Required work
Copy from the first line below down to and including the line with "plt.rcParams['axes.unicode_minus'] = False". Skip the pictures.

Data shown
****************

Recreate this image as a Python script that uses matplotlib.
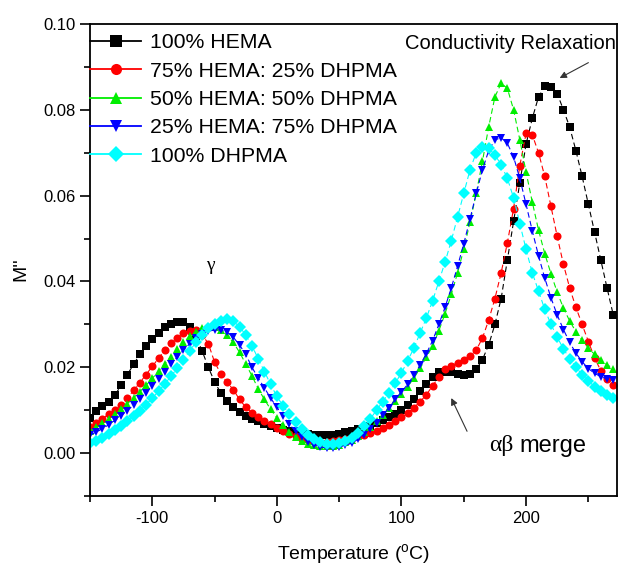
import matplotlib
matplotlib.use("Agg")
import matplotlib.pyplot as plt
from matplotlib.lines import Line2D

plt.rcParams['font.family'] = ['Liberation Sans', 'DejaVu Sans']
plt.rcParams['mathtext.fontset'] = 'custom'
plt.rcParams['mathtext.rm'] = 'Liberation Sans'
plt.rcParams['axes.unicode_minus'] = False

temps = [-150, -145, -140, -135, -130, -125, -120, -115, -110, -105,
         -100, -95, -90, -85, -80, -75, -70, -65, -60, -55,
         -50, -45, -40, -35, -30, -25, -20, -15, -10, -5,
         0, 5, 10, 15, 20, 25, 30, 35, 40, 45,
         50, 55, 60, 65, 70, 75, 80, 85, 90, 95,
         100, 105, 110, 115, 120, 125, 130, 135, 140, 145,
         150, 155, 160, 165, 170, 175, 180, 185, 190, 195,
         200, 205, 210, 215, 220, 225, 230, 235, 240, 245,
         250, 255, 260, 265, 270]

hema100 = [0.0081, 0.0097, 0.0110, 0.0120, 0.0135, 0.0158, 0.0183, 0.0207, 0.0230, 0.0250,
           0.0266, 0.0281, 0.0294, 0.0302, 0.0306, 0.0305, 0.0295, 0.0272, 0.0238, 0.0200,
           0.0166, 0.0140, 0.0122, 0.0107, 0.0095, 0.0087, 0.0080, 0.0074, 0.0068, 0.0063,
           0.0058, 0.0054, 0.0051, 0.0048, 0.0046, 0.0044, 0.0042, 0.0041, 0.0042, 0.0043,
           0.0045, 0.0048, 0.0051, 0.0055, 0.0059, 0.0064, 0.0070, 0.0076, 0.0083, 0.0091,
           0.0100, 0.0112, 0.0127, 0.0145, 0.0162, 0.0178, 0.0188, 0.0189, 0.0188, 0.0185,
           0.0181, 0.0184, 0.0195, 0.0218, 0.0252, 0.0300, 0.0360, 0.0450, 0.0540, 0.0630,
           0.0720, 0.0780, 0.0830, 0.0855, 0.0853, 0.0838, 0.0800, 0.0760, 0.0705, 0.0645,
           0.0580, 0.0515, 0.0450, 0.0385, 0.0322]

hema75 = [0.0060, 0.0070, 0.0080, 0.0091, 0.0100, 0.0112, 0.0128, 0.0146, 0.0164, 0.0183,
          0.0202, 0.0221, 0.0240, 0.0256, 0.0269, 0.0279, 0.0285, 0.0286, 0.0276, 0.0255,
          0.0212, 0.0185, 0.0165, 0.0148, 0.0125, 0.0107, 0.0094, 0.0083, 0.0074, 0.0067,
          0.0059, 0.0052, 0.0045, 0.0039, 0.0034, 0.0030, 0.0028, 0.0027, 0.0027, 0.0028,
          0.0030, 0.0033, 0.0036, 0.0039, 0.0042, 0.0046, 0.0051, 0.0058, 0.0066, 0.0074,
          0.0083, 0.0093, 0.0106, 0.0120, 0.0136, 0.0157, 0.0177, 0.0195, 0.0204, 0.0211,
          0.0218, 0.0226, 0.0240, 0.0268, 0.0310, 0.0360, 0.0420, 0.0490, 0.0570, 0.0670,
          0.0745, 0.0742, 0.0700, 0.0645, 0.0575, 0.0505, 0.0440, 0.0385, 0.0340, 0.0300,
          0.0260, 0.0222, 0.0192, 0.0172, 0.0158]

hema50 = [0.0052, 0.0060, 0.0069, 0.0079, 0.0090, 0.0102, 0.0115, 0.0129, 0.0143, 0.0158,
          0.0174, 0.0191, 0.0208, 0.0225, 0.0242, 0.0258, 0.0272, 0.0283, 0.0291, 0.0295,
          0.0294, 0.0286, 0.0275, 0.0258, 0.0235, 0.0208, 0.0180, 0.0150, 0.0125, 0.0102,
          0.0082, 0.0065, 0.0050, 0.0038, 0.0029, 0.0022, 0.0018, 0.0016, 0.0016, 0.0017,
          0.0020, 0.0025, 0.0031, 0.0039, 0.0049, 0.0061, 0.0074, 0.0089, 0.0105, 0.0121,
          0.0138, 0.0155, 0.0175, 0.0198, 0.0223, 0.0250, 0.0285, 0.0325, 0.0370, 0.0420,
          0.0475, 0.0538, 0.0605, 0.0680, 0.0760, 0.0830, 0.0862, 0.0850, 0.0800, 0.0730,
          0.0655, 0.0585, 0.0520, 0.0465, 0.0418, 0.0375, 0.0338, 0.0308, 0.0283, 0.0263,
          0.0245, 0.0230, 0.0217, 0.0206, 0.0197]

hema25 = [0.0042, 0.0049, 0.0057, 0.0066, 0.0076, 0.0087, 0.0099, 0.0112, 0.0126, 0.0141,
          0.0157, 0.0173, 0.0190, 0.0207, 0.0224, 0.0240, 0.0255, 0.0268, 0.0278, 0.0284,
          0.0287, 0.0287, 0.0282, 0.0270, 0.0252, 0.0230, 0.0200, 0.0175, 0.0152, 0.0128,
          0.0107, 0.0086, 0.0067, 0.0051, 0.0038, 0.0027, 0.0019, 0.0014, 0.0012, 0.0012,
          0.0014, 0.0018, 0.0023, 0.0032, 0.0043, 0.0056, 0.0071, 0.0088, 0.0106, 0.0125,
          0.0143, 0.0160, 0.0182, 0.0205, 0.0232, 0.0262, 0.0300, 0.0340, 0.0385, 0.0435,
          0.0488, 0.0545, 0.0605, 0.0660, 0.0705, 0.0730, 0.0735, 0.0722, 0.0690, 0.0640,
          0.0580, 0.0518, 0.0460, 0.0408, 0.0362, 0.0322, 0.0288, 0.0258, 0.0233, 0.0213,
          0.0197, 0.0186, 0.0178, 0.0173, 0.0170]

dhpma100 = [0.0023, 0.0029, 0.0036, 0.0044, 0.0053, 0.0063, 0.0074, 0.0086, 0.0099, 0.0113,
            0.0128, 0.0144, 0.0161, 0.0179, 0.0198, 0.0218, 0.0238, 0.0258, 0.0276, 0.0291,
            0.0302, 0.0309, 0.0312, 0.0307, 0.0295, 0.0275, 0.0250, 0.0220, 0.0190, 0.0160,
            0.0132, 0.0110, 0.0090, 0.0072, 0.0056, 0.0043, 0.0033, 0.0026, 0.0022, 0.0021,
            0.0023, 0.0028, 0.0036, 0.0047, 0.0062, 0.0080, 0.0100, 0.0120, 0.0141, 0.0163,
            0.0187, 0.0215, 0.0245, 0.0280, 0.0315, 0.0355, 0.0400, 0.0445, 0.0495, 0.0550,
            0.0605, 0.0660, 0.0700, 0.0713, 0.0710, 0.0695, 0.0672, 0.0640, 0.0595, 0.0535,
            0.0475, 0.0420, 0.0378, 0.0335, 0.0300, 0.0270, 0.0243, 0.0220, 0.0200, 0.0183,
            0.0168, 0.0155, 0.0145, 0.0136, 0.0128]

labels = ['100% HEMA', '75% HEMA: 25% DHPMA', '50% HEMA: 50% DHPMA',
          '25% HEMA: 75% DHPMA', '100% DHPMA']
series = [hema100, hema75, hema50, hema25, dhpma100]
colors = ['#000000', '#ff0000', '#00ee00', '#0000ff', '#00ffff']
markers = ['s', 'o', '^', 'v', 'D']

for s in series:
    assert len(s) == len(temps)

fig = plt.figure(figsize=(6.19, 5.68), dpi=100)
ax = fig.add_axes([90/619, 72/568, 527/619, 472/568])

for s, c, m in zip(series, colors, markers):
    ax.plot(temps, s, linestyle=(0, (5, 3)), linewidth=0.8, color=c,
            marker=m, markersize=5.8,
            markeredgewidth=0, markerfacecolor=c)

ax.set_xlim(-150, 273)
ax.set_ylim(-0.01, 0.10)
ax.set_xticks([-100, 0, 100, 200])
ax.set_xticks([-150, -50, 50, 150, 250], minor=True)
ax.set_yticks([0.00, 0.02, 0.04, 0.06, 0.08, 0.10])
ax.set_yticks([-0.01, 0.01, 0.03, 0.05, 0.07, 0.09], minor=True)
ax.set_yticklabels(['0.00', '0.02', '0.04', '0.06', '0.08', '0.10'])
ax.tick_params(axis='both', which='major', direction='out', length=7, width=1.2,
               labelsize=12, top=False, right=False)
ax.tick_params(axis='both', which='minor', direction='out', length=4, width=1.2,
               top=False, right=False)
for sp in ax.spines.values():
    sp.set_linewidth(1.3)

ax.set_xlabel('Temperature ($\\mathregular{^{o}}$C)', fontsize=14, labelpad=12)
ax.set_ylabel("M''", fontsize=14)
ax.yaxis.set_label_coords(-0.115, 0.48)

handles = [Line2D([0], [0], color=c, marker=m, markersize=8, linewidth=1.3,
                  markeredgewidth=0, markerfacecolor=c)
           for c, m in zip(colors, markers)]
ax.legend(handles, labels, loc='upper left', bbox_to_anchor=(0.0, 0.98),
          frameon=False, fontsize=15.3, handlelength=2.4, handletextpad=0.4,
          labelspacing=0.44, borderpad=0, borderaxespad=0)

ax.text(-53, 0.0437, 'γ', fontsize=14, family=['Liberation Serif', 'DejaVu Serif'],
        ha='center', va='center')
ax.text(272, 0.0955, 'Conductivity Relaxation', fontsize=14.5, ha='right', va='center')
ax.annotate('', xy=(225, 0.0871), xytext=(252, 0.0913),
            arrowprops=dict(arrowstyle='-|>', color='#333333', lw=0.8, mutation_scale=10))
ax.text(170, 0.0017, 'αβ', fontsize=17, family=['Liberation Serif', 'DejaVu Serif'],
        ha='left', va='center')
ax.text(195, 0.0017, 'merge', fontsize=17, ha='left', va='center')
ax.annotate('', xy=(139, 0.0134), xytext=(153.6, 0.0045),
            arrowprops=dict(arrowstyle='-|>', color='#333333', lw=0.8, mutation_scale=10))

fig.savefig('out.png', dpi=100)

****************

The completed task
Recreate this image as a Python script that uses matplotlib.
import matplotlib
matplotlib.use("Agg")
import matplotlib.pyplot as plt
from matplotlib.lines import Line2D

plt.rcParams['font.family'] = ['Liberation Sans', 'DejaVu Sans']
plt.rcParams['mathtext.fontset'] = 'custom'
plt.rcParams['mathtext.rm'] = 'Liberation Sans'
plt.rcParams['axes.unicode_minus'] = False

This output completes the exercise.